Saying that, I do think you should meet each others parents fairly early on. It’s just respectful. Firstly, as it’s for your own safety and protection, so people know and are aware of who you’re dating. Secondly, partners sometimes don’t want you to meet their parents, leaving you asking yourself, why is that? It’s because they don’t see a future with you. Or they think their parents won’t like you which will burden your relationship. I understand some religions have more strict views when it comes to dating and some believe you shouldn’t even have a girlfriend. But I think it’s very important as those individuals will just use you, even if they tell you they see a future with you. With phrases like “this is just how it has to be”. Don’t believe a word of it. Actions speak louder than words, and if they’re holding back on introductions, what are those actions telling you?

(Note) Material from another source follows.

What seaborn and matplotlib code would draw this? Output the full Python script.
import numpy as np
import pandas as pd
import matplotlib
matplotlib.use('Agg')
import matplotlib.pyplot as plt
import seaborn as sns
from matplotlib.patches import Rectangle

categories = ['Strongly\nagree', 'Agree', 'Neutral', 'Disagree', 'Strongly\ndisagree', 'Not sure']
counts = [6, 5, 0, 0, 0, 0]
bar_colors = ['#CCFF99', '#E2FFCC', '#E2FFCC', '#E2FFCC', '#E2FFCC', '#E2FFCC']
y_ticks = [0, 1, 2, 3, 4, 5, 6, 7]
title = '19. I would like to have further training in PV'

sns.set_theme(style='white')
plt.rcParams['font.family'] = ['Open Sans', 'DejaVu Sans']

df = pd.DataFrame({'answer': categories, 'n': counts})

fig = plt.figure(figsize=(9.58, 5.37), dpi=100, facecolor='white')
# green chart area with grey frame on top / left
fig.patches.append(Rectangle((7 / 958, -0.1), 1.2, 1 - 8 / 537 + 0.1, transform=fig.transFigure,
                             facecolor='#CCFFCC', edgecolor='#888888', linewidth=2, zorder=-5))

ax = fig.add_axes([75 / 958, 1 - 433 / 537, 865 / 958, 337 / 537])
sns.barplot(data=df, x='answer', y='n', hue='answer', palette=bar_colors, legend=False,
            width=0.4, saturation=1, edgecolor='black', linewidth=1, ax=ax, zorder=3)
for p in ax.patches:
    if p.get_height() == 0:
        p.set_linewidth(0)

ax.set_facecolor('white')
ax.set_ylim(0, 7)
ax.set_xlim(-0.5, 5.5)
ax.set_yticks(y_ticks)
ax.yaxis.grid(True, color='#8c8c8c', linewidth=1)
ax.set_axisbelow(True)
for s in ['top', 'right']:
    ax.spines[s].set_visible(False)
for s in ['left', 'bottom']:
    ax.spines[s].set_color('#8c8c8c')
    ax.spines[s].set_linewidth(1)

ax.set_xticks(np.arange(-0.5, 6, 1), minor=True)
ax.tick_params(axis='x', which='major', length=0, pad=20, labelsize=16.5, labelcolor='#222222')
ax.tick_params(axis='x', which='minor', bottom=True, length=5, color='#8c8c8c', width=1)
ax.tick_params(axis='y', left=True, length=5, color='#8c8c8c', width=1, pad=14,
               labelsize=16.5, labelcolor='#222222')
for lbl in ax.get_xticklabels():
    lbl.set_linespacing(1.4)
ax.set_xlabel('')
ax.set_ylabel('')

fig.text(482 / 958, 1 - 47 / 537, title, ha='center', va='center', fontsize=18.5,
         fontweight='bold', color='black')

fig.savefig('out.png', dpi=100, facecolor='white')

Meeting your partners parents or ‘future in-laws’ can make such a difference to your frame of mind regarding the relationship. There’s nothing worse than feeling like your someone’s ‘secret’ and they can throw you away when they’re done with you. Absolutely no stability there because, no one knows about you. Especially, the important people in his life. I feel like when you meet the ‘future in-laws’, it makes the relationship official to the most important people. And you’re on the right path for marriage, if that’s what you want, of course.
When should you meet them? I think a year is too long. In my experience, I waited 2 and a half years to meet both parents, I met his mother a few months prior to that. And I felt in the whole relationship it was too long. I kept having to mention it as it was upsetting and very perplexing to me. So much so I was just over it. The realisation of it not going to happen hit me, and I hardly mentioned it afterwards. I wanted him to meet some of my family at the beginning of the relationship, so he did. But the same wasn’t reciprocated. And I did feel insecure, disposable and like a secret until that meeting happened. Over 2 years is way too long, that’s over 700 days of wondering “wow, have I just wasted these years of my life feeling like I don’t exist and like the relationship is on his terms”. Sometimes, you have to learn lessons to realise what is on and what isn’t. And I felt extremely taken advantage of. I wouldn’t wish that never-ending waiting game on anybody, it almost drives you insane.
When it feels right, you should meet each others parents. Why not? Why is it a scary thing if you truly love the person? It gives you peace of mind, and protects your heart more, knowing you aren’t just imagining the relationship you have. Before 6 months, I think you both should’ve met each others parents.